Ripping from sector       0 (track  0 [0:00.00])
      to sector  207144 (track  9 [7:25.49])

outputting to track00.cdda.wav

 (== PROGRESS == [                              | 000032 00 ] == :^D * ==)

Specifying the tracks format

By default the ripped tracks will be saved in the user current working directory, using the .wav extension. This is not the only available format, since cdparanoia is able to save tracks also in the AIFF, AIFF-C or raw formats. How can we specify those alternatives? All we have to do is to invoke the program using, respectively, the -f (--output-aiff), the -a (--output-aifc) or -p (--output-raw) options. To rip all the CD tracks in the AIFF format, for example, we would run:

$ cdparanoia -fXB

Extract only specific tracks or specific part of a track

In the previous examples we invoked cdparanoia to extract all the CD tracks; what if we want to extract only a specific track, or a range of tracks? Extracting only a specific track is very simple, we just have to specify its number when invoking cdparanoia. To extract only track n. 1, for example, we would run:

$ cdparanoia -XB 1

To specify a range, instead, we can separate the track numbers with an hyphen. To extract tracks from 2 to 4, for example, we would invoke the application this way:

$ cdparanoia -XB 2-4

If we want to extract from the first track to a specific one, it’s enough to specify only the latter, so to extract from the beginning to the fourth track, we would run:

$ cdparanoia -XB -- -4

Cdparanoia let us rip only specific parts of a track. The syntax to use is quite simple: we specify the track that should be ripped, and then between brackets, the fine-grained offset:


Where ww are the hours, xx are the minutes, yy are the seconds and zz are the sectors to be ripped. If a field is 0 doesn’t need to be specified.
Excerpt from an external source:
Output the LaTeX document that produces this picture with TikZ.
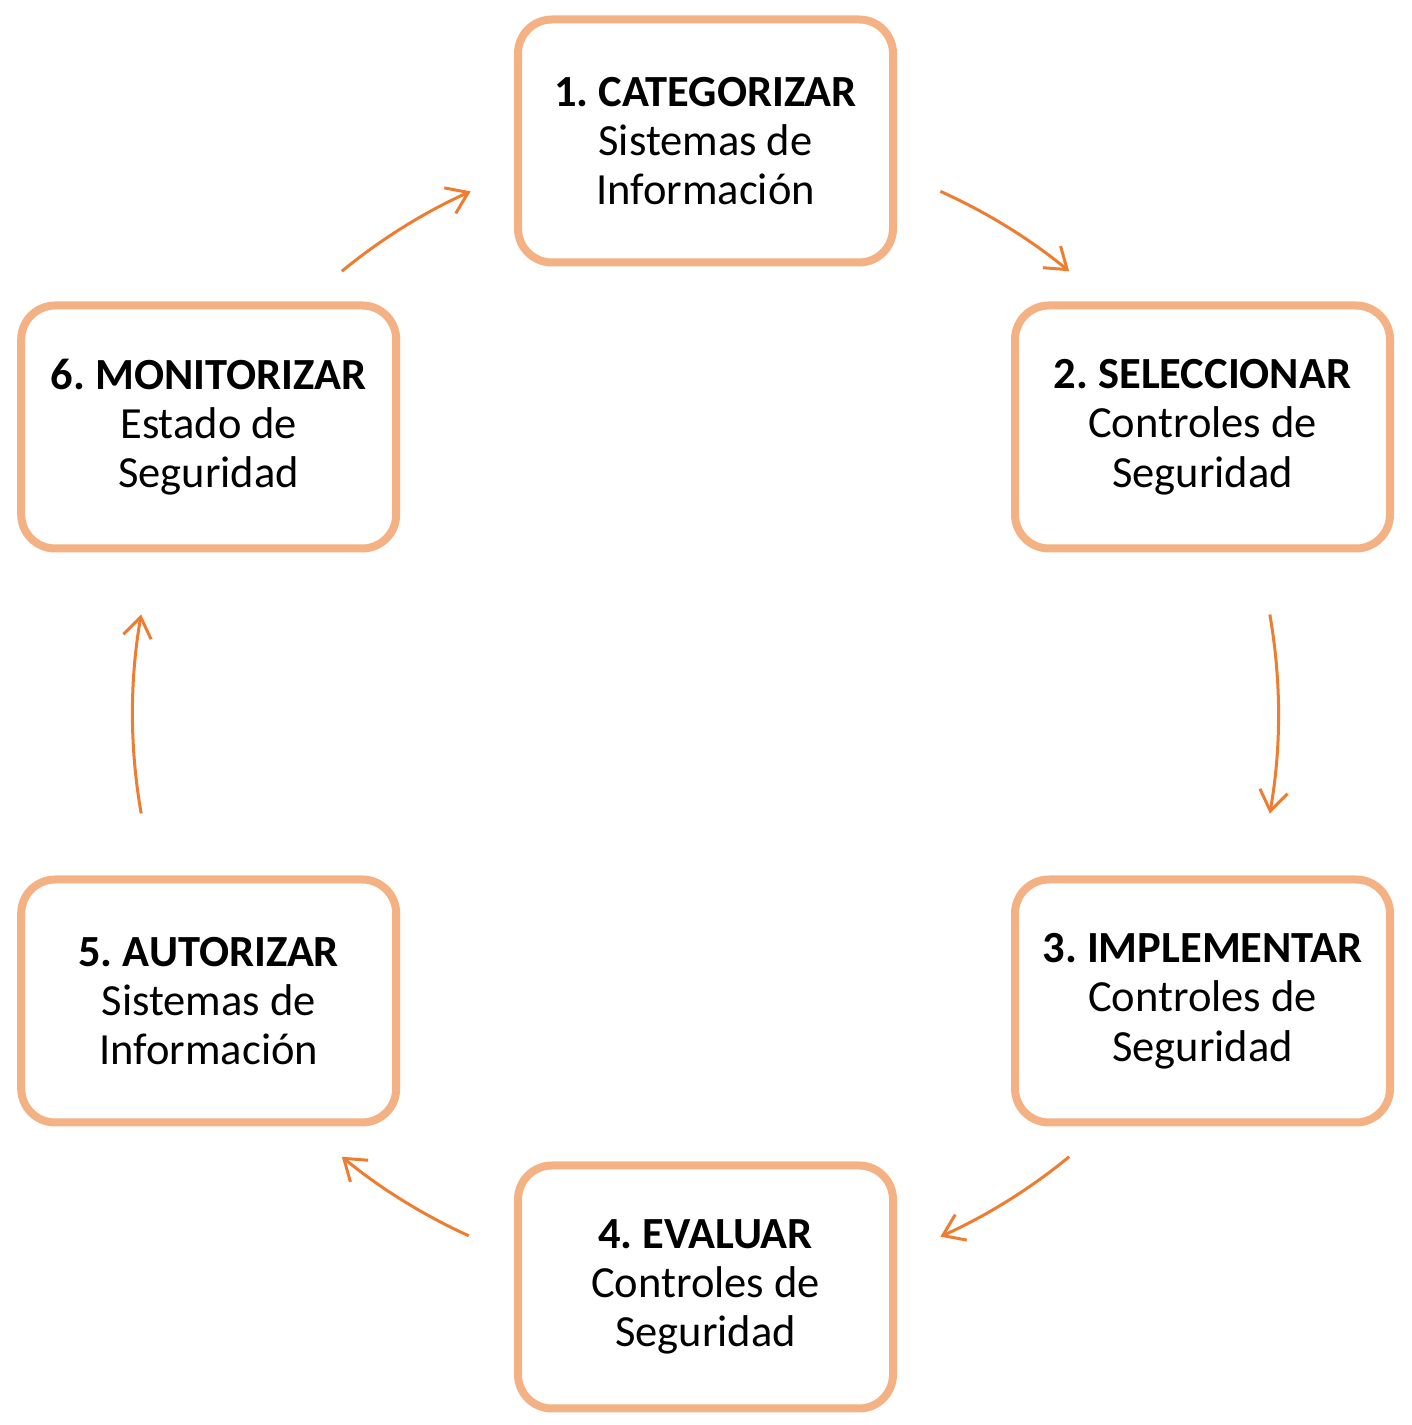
\documentclass[tikz,border=0pt]{standalone}
\usepackage{fontspec}
\setmainfont{Carlito}
\usetikzlibrary{arrows.meta,calc}
\definecolor{boxline}{HTML}{F4B183}
\definecolor{arrowc}{HTML}{ED7D31}
\frenchspacing
\begin{document}
\begin{tikzpicture}[x=1pt,y=1pt,
  stepbox/.style={draw=boxline,line width=8pt,rounded corners=34pt,fill=white,
    minimum width=375pt,minimum height=243pt,align=center,
    font=\fontsize{44.5}{49.3}\selectfont,text=black},
  cyc/.style={draw=arrowc,line width=3pt,-{Straight Barb[length=20pt,width=28pt]}}]
\useasboundingbox (0,0) rectangle (1412,1425);
\node[stepbox] (s1) at (705.5,1284) {\textbf{1. CATEGORIZAR}\\Sistemas de\\Información};
\node[stepbox] (s2) at (1202.5,998) {\textbf{2. SELECCIONAR}\\Controles de\\Seguridad};
\node[stepbox] (s3) at (1202.5,424) {\textbf{3. IMPLEMENTAR}\\Controles de\\Seguridad};
\node[stepbox] (s4) at (705.5,138) {\textbf{4. EVALUAR}\\Controles de\\Seguridad};
\node[stepbox] (s5) at (208.7,424) {\textbf{5. AUTORIZAR}\\Sistemas de\\Información};
\node[stepbox] (s6) at (208.7,998) {\textbf{6. MONITORIZAR}\\Estado de\\Seguridad};
\coordinate (c) at (705.5,711);
\coordinate (a1) at ($(c)+(65.8:573)$);
\coordinate (a2) at ($(c)+(10:573)$);
\coordinate (a3) at ($(c)+(-50.6:573)$);
\coordinate (a4) at ($(c)+(-114.4:573)$);
\coordinate (a5) at ($(c)+(190:573)$);
\coordinate (a6) at ($(c)+(129.4:573)$);
\draw[cyc] (a1) arc[start angle=65.8,end angle=50.6,radius=573];
\draw[cyc] (a2) arc[start angle=10,end angle=-10,radius=573];
\draw[cyc] (a3) arc[start angle=-50.6,end angle=-65.8,radius=573];
\draw[cyc] (a4) arc[start angle=-114.4,end angle=-129.4,radius=573];
\draw[cyc] (a5) arc[start angle=190,end angle=170,radius=573];
\draw[cyc] (a6) arc[start angle=129.4,end angle=114.2,radius=573];
\end{tikzpicture}
\end{document}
Let’s see an example. Say we want to extract from the minute 5:37 to the minute 5:45 of the first track of the album; we would invoke cdparanoia like that:

$ cdparanoia -XB 1[5:37]-1[5:45]

Encoding ripped tracks

Respecting the Unix philosophy of “do one thing and do it right”, cdparanoia doesn’t care about encoding extracted tracks in compressed formats such as ogg, mp3 (lossless) or flac. Performing such encodings is however quite simple using the appropriate tools. Cdparanoia have the capability of ripping tracks directly to standard output, therefore we can pipe it through other programs which will perform the conversion. For example, say we want to save the tracks and convert them to flac, using the flac encoder; we would run:

$ cdparanoia -X 1 - | flac - -o track01.flac

In the above command we invoke cdparanoia by specifying the track number to be extracted and the - symbol to instruct the program to put its stream directly to stdout (standard output). We than used a pipe to use cdparanoia output as the flac encoder standard input. To instruct the latter to read from its standard input we used the - symbol again, than we used the -o option to specify the name that should be used for the final file.
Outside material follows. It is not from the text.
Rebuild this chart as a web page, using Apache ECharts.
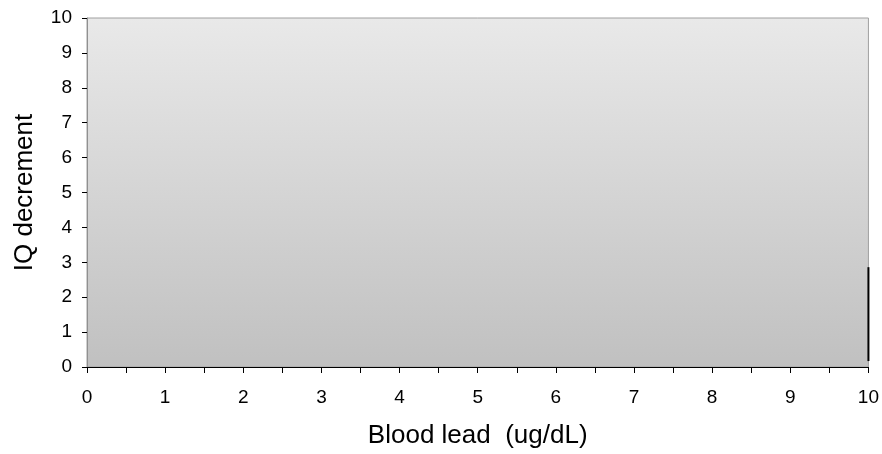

To compress the file in .mp3 format, we can use the lame application instead. We would run:

$ cdparanoia -X 1 - | lame -b 320 - track01.mp3

We piped the output of cdparanoia to the lame application which is used to create mp3 audio files. Since mp3 is a lossy format, we used the -b option of the latter to specify a fixed bitrate of 320kbps and, again, the - symbol to instruct the application to read from its standard input; finally, we provided the name of the output file, just like in the previous example.
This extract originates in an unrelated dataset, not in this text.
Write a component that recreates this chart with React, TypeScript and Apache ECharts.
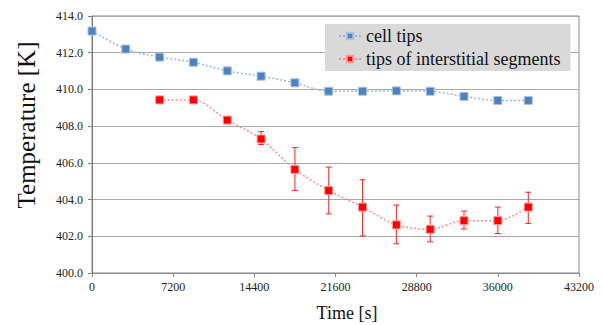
import React, { useEffect, useRef } from "react";
import * as echarts from "echarts";

// ---- data ----
const cellTime = [0, 3000, 6000, 9000, 12000, 15000, 18000, 21000, 24000, 27000, 30000, 33000, 36000, 38700];
const cellTemp = [413.18, 412.2, 411.76, 411.48, 411.01, 410.72, 410.36, 409.9, 409.9, 409.92, 409.9, 409.62, 409.4, 409.4];

const segTime = [6000, 9000, 12000, 15000, 18000, 21000, 24000, 27000, 30000, 33000, 36000, 38700];
const segTemp = [409.43, 409.43, 408.33, 407.3, 405.64, 404.49, 403.59, 402.62, 402.38, 402.85, 402.85, 403.59];
const segLow: (number | null)[] = [null, null, null, 407.0, 404.5, 403.22, 402.02, 401.59, 401.7, 402.4, 402.15, 402.7];
const segHigh: (number | null)[] = [null, null, null, 407.7, 406.83, 405.77, 405.08, 403.7, 403.1, 403.37, 403.59, 404.4];

const seriesNames = ["cell tips", "tips of interstitial segments"];
const xTitle = "Time [s]";
const yTitle = "Temperature [K]";

const FONT = "serif";

export default function App() {
  const ref = useRef<HTMLDivElement>(null);

  useEffect(() => {
    if (!ref.current) return;
    const chart = echarts.init(ref.current, undefined, { renderer: "svg" });

    const errData = segTime
      .map((t, i) => [t, segLow[i], segHigh[i]])
      .filter((d) => d[1] != null && d[2] != null);

    const option: any = {
      animation: false,
      backgroundColor: "#ffffff",
      grid: {
        left: 92,
        right: 24,
        top: 16,
        bottom: 52,
        containLabel: false,
        outerBoundsMode: "none",
        show: true,
        borderColor: "#8a8a8a",
        borderWidth: 1,
        backgroundColor: "transparent",
      },
      legend: {
        data: seriesNames,
        orient: "vertical",
        left: 325,
        top: 24,
        padding: [3, 10, 3, 13],
        itemGap: 5,
        itemWidth: 22,
        itemHeight: 8,
        backgroundColor: "#d9d9d9",
        textStyle: { fontFamily: FONT, fontSize: 18, color: "#111" },
      },
      xAxis: {
        type: "value",
        min: 0,
        max: 43200,
        interval: 7200,
        axisLine: { show: true, lineStyle: { color: "#8a8a8a", width: 1 } },
        axisTick: { show: true, inside: false, length: 4, lineStyle: { color: "#8a8a8a" } },
        axisLabel: {
          fontFamily: FONT,
          fontSize: 12,
          color: "#222",
          margin: 8,
          formatter: (v: number) => String(v),
        },
        splitLine: { show: false },
      },
      yAxis: {
        type: "value",
        min: 400,
        max: 414,
        interval: 2,
        axisLine: { show: true, lineStyle: { color: "#7a7a7a", width: 1 } },
        axisTick: { show: true, inside: false, length: 4, lineStyle: { color: "#7a7a7a" } },
        axisLabel: {
          fontFamily: FONT,
          fontSize: 12,
          color: "#222",
          margin: 9,
          formatter: (v: number) => v.toFixed(1),
        },
        splitLine: { show: true, lineStyle: { color: "#a8a8a8", width: 1 } },
      },
      graphic: [
        {
          type: "text",
          x: 26,
          y: 125,
          rotation: Math.PI / 2,
          style: {
            text: yTitle,
            font: `25px ${FONT}`,
            fill: "#111",
            align: "center",
            verticalAlign: "middle",
          },
        },
        {
          type: "text",
          x: 347,
          y: 313,
          style: {
            text: xTitle,
            font: `18px ${FONT}`,
            fill: "#111",
            align: "center",
            verticalAlign: "middle",
          },
        },
      ],
      series: [
        {
          name: seriesNames[0],
          type: "line",
          data: cellTime.map((t, i) => [t, cellTemp[i]]),
          smooth: 0.3,
          symbol: "rect",
          symbolSize: 8,
          z: 3,
          lineStyle: { color: "#9ab6da", width: 1.5, type: [2, 2] },
          itemStyle: { color: "#4f81bd", borderColor: "#a9c1e0", borderWidth: 1 },
        },
        {
          name: seriesNames[1],
          type: "line",
          data: segTime.map((t, i) => [t, segTemp[i]]),
          smooth: 0.3,
          symbol: "rect",
          symbolSize: 8,
          z: 3,
          lineStyle: { color: "#ff8a8a", width: 1.5, type: [2, 2] },
          itemStyle: { color: "#ff0000", borderColor: "#ff9a9a", borderWidth: 1 },
        },
        {
          name: "error",
          type: "custom",
          z: 2,
          encode: { x: 0, y: [1, 2] },
          data: errData,
          renderItem: (params: any, api: any) => {
            const x = api.value(0);
            const lo = api.value(1);
            const hi = api.value(2);
            const p1 = api.coord([x, hi]);
            const p2 = api.coord([x, lo]);
            const w = 3;
            const style = { stroke: "#ff2020", lineWidth: 1 };
            return {
              type: "group",
              children: [
                { type: "line", shape: { x1: p1[0], y1: p1[1], x2: p2[0], y2: p2[1] }, style },
                { type: "line", shape: { x1: p1[0] - w, y1: p1[1], x2: p1[0] + w, y2: p1[1] }, style },
                { type: "line", shape: { x1: p2[0] - w, y1: p2[1], x2: p2[0] + w, y2: p2[1] }, style },
              ],
            };
          },
        },
      ],
    };

    chart.setOption(option);
    return () => chart.dispose();
  }, []);

  return (
    <div
      ref={ref}
      style={{ position: "fixed", left: 0, top: 0, width: 603, height: 325 }}
    />
  );
}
To encode extracted tracks in the .ogg format, we can use the oggenc application, which is part of the vorbis-tools suite. In the following example we encode the audio specifying that an average bitrate of 256 kbps should be used, and that the output file should be named track01.ogg:

$ cdparanoia -X 1 - | oggenc - -b 256 -o track01.ogg


In this tutorial we learned how to rip audio CDs using the cdparanoia application. We learned how to extract all the audio tracks from a compact disc, how to extract only specific tracks or even specific segment of a track. By default cdparanoia extracts the track using the .wav format, but we learned how to compress the application output with other utilities as flac, lame and oggenc to encode the stream respectively to the .flac, .mp3 and .ogg formats.